Second, the IASB has a due process system that has been recognized as best practice throughout the standard setting and regulatory worlds. And the Trustees are set to approve a protocol to assuring the most demanding due process compliance throughout a project’s life-cycle from the placement of a matter on the Board’s agenda through the issuance of a standard. According to Trustee Goldschmid, the protocol contemplates: considerably enhanced outreach; more transparency throughout the standard setting process; a larger role for the IFRS Advisory Council, the IFRS Interpretations Committee, and national standard setters, more stringent cost-benefit analysis (called “effects analysis”); and post implementation reviews of the effectiveness of a standard. He said that U.S. stakeholders should be greatly comforted by this new emphasis on due process.

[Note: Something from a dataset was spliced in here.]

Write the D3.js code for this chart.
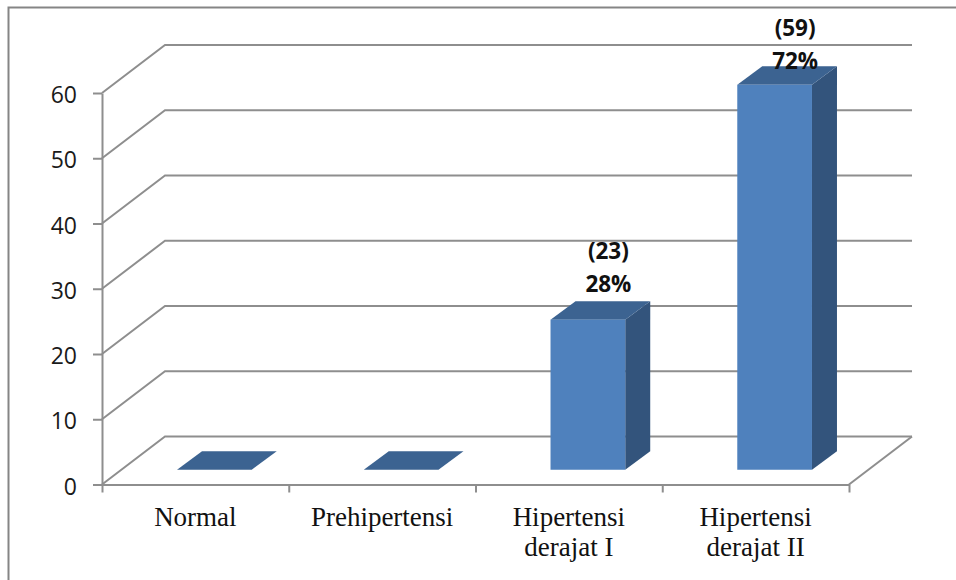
<!DOCTYPE html>
<html>
<head>
<meta charset="utf-8">
<script src="https://cdn.jsdelivr.net/npm/d3@7"></script>
<style>
  html, body { margin: 0; padding: 0; background: #fff; }
  svg { display: block; }
</style>
</head>
<body>
<div id="area"></div>
<script>
const categories = ["Normal", "Prehipertensi", "Hipertensi derajat I", "Hipertensi derajat II"];
const categoryLines = [["Normal"], ["Prehipertensi"], ["Hipertensi", "derajat I"], ["Hipertensi", "derajat II"]];
const values = [0, 0, 23, 59];
const countLabels = ["", "", "(23)", "(59)"];
const percentLabels = ["", "", "28%", "72%"];
const yTicks = [0, 10, 20, 30, 40, 50, 60];

const width = 956;
const height = 580;
const plot = { left: 102, right: 849, top: 93, bottom: 484.5 };
const wall = { dx: 63, dy: -48 };
const depth = { dx: 25, dy: -18.5 };
const gridColor = "#8e8e8e";

const x = d3
  .scaleBand()
  .domain(categories)
  .range([plot.left, plot.right])
  .paddingInner(0.6)
  .paddingOuter(0.3);

const y = d3
  .scaleLinear()
  .domain([0, 60])
  .range([plot.bottom, plot.top]);

// ticks sit on the band edges, not the centres
const edges = d3
  .scaleLinear()
  .domain([0, categories.length])
  .range([plot.left, plot.right]);

const svg = d3
  .select("#area")
  .append("svg")
  .attr("width", width)
  .attr("height", height);

// Outer frame, only top and left are in the picture
svg
  .append("path")
  .attr("fill", "none")
  .attr("stroke", "#858585")
  .attr("stroke-width", 2)
  .attr("d", `M${width},7.5H8.5V${height}`);

// Back wall gridlines with their side slant
svg
  .append("g")
  .selectAll("path")
  .data(yTicks)
  .join("path")
  .attr("fill", "none")
  .attr("stroke", gridColor)
  .attr("stroke-width", 2)
  .attr("d", (d) => `M${plot.left},${y(d)}l${wall.dx},${wall.dy}H${plot.right + wall.dx}`);

// Floor edge on the right
svg
  .append("path")
  .attr("fill", "none")
  .attr("stroke", gridColor)
  .attr("stroke-width", 2)
  .attr("d", `M${plot.right},${y(0)}l${wall.dx},${wall.dy}`);

// Add y-axis
const yAxis = svg
  .append("g")
  .attr("transform", `translate(${plot.left}, 0)`)
  .call(d3.axisLeft(y).tickValues(yTicks).tickSize(9).tickSizeOuter(0).tickPadding(16));
yAxis.selectAll("path, line").attr("stroke", gridColor).attr("stroke-width", 2);
yAxis
  .selectAll("text")
  .attr("font-family", "'Open Sans'")
  .attr("font-size", 23)
  .attr("fill", "#1a1a1a")
  .attr("dy", "0.42em");

// Add x-axis
const xAxis = svg
  .append("g")
  .attr("transform", `translate(0, ${plot.bottom})`)
  .call(d3.axisBottom(edges).ticks(categories.length).tickSize(8).tickSizeOuter(0).tickFormat(""));
xAxis.selectAll("path, line").attr("stroke", gridColor).attr("stroke-width", 2);

// Category labels
svg
  .append("g")
  .selectAll("text")
  .data(categories)
  .join("text")
  .attr("text-anchor", "middle")
  .attr("font-family", "'Liberation Serif'")
  .attr("font-size", 27)
  .attr("fill", "#111")
  .selectAll("tspan")
  .data((d, i) => categoryLines[i].map((line, k) => ({ cat: d, line, k })))
  .join("tspan")
  .attr("x", (d) => x(d.cat) + x.bandwidth() / 2)
  .attr("y", (d) => 525.5 + d.k * 30)
  .text((d) => d.line);

// Bars stand in the middle of the floor
const barShift = { dx: (wall.dx - depth.dx) / 2, dy: (wall.dy - depth.dy) / 2 };
const w = x.bandwidth();
const bars = svg
  .append("g")
  .attr("transform", `translate(${barShift.dx}, ${barShift.dy})`)
  .selectAll("g")
  .data(categories)
  .join("g");

bars
  .append("path")
  .attr("fill", "#33547c")
  .attr("d", (d, i) => `M${x(d) + w},${y(values[i])}l${depth.dx},${depth.dy}V${y(0) + depth.dy}l${-depth.dx},${-depth.dy}Z`);

bars
  .append("path")
  .attr("fill", "#3c6391")
  .attr("d", (d, i) => `M${x(d)},${y(values[i])}l${depth.dx},${depth.dy}h${w}l${-depth.dx},${-depth.dy}Z`);

bars
  .append("rect")
  .attr("fill", "#4f81bd")
  .attr("x", (d) => x(d))
  .attr("y", (d, i) => y(values[i]))
  .attr("width", w)
  .attr("height", (d, i) => y(0) - y(values[i]));

// Data labels, two lines over each non-empty bar; the tall bar's labels stop at the chart top
const percentBaseline = (v) => Math.max(y(v) - 42, 69);
const labels = svg
  .append("g")
  .attr("font-family", "'Open Sans'")
  .attr("font-weight", 700)
  .attr("font-size", 22.5)
  .attr("fill", "#111")
  .attr("text-anchor", "middle");

labels
  .selectAll("text.count")
  .data(categories)
  .join("text")
  .attr("class", "count")
  .attr("x", (d) => x(d) + w / 2 + 39.5)
  .attr("y", (d, i) => percentBaseline(values[i]) - 33)
  .text((d, i) => countLabels[i]);

labels
  .selectAll("text.percent")
  .data(categories)
  .join("text")
  .attr("class", "percent")
  .attr("x", (d) => x(d) + w / 2 + 39.5)
  .attr("y", (d, i) => percentBaseline(values[i]))
  .text((d, i) => percentLabels[i]);
</script>
</body>
</html>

Third, further comfort can be found in the continuing roles envisioned for FASB and the SEC in the post-US IFRS incorporation world. He noted that FASB would have to evaluate and endorse an IFRS standard before it becomes part of U.S. GAAP. Given the size and importance of the U.S. financial markets, he said, this would give FASB the ability to influence the development of IFRS standards throughout a standard’s life-cycle. Speaking bluntly, the former SEC official said that the trick would be for FASB to use its endorsement power to protect U.S. interests when consulting with and advising the IASB, but when a standard is finalized by the IASB to endorse it except in the most rare and unusual circumstances.

The SEC would retain its ultimate authority under the securities laws to protect investors and prescribe accounting standards. The SEC would be actively involved in the international process, and as the SEC Staff Paper puts it, “monitoring of the standard-setting process, including the FASB’s role in the process, would be vital.”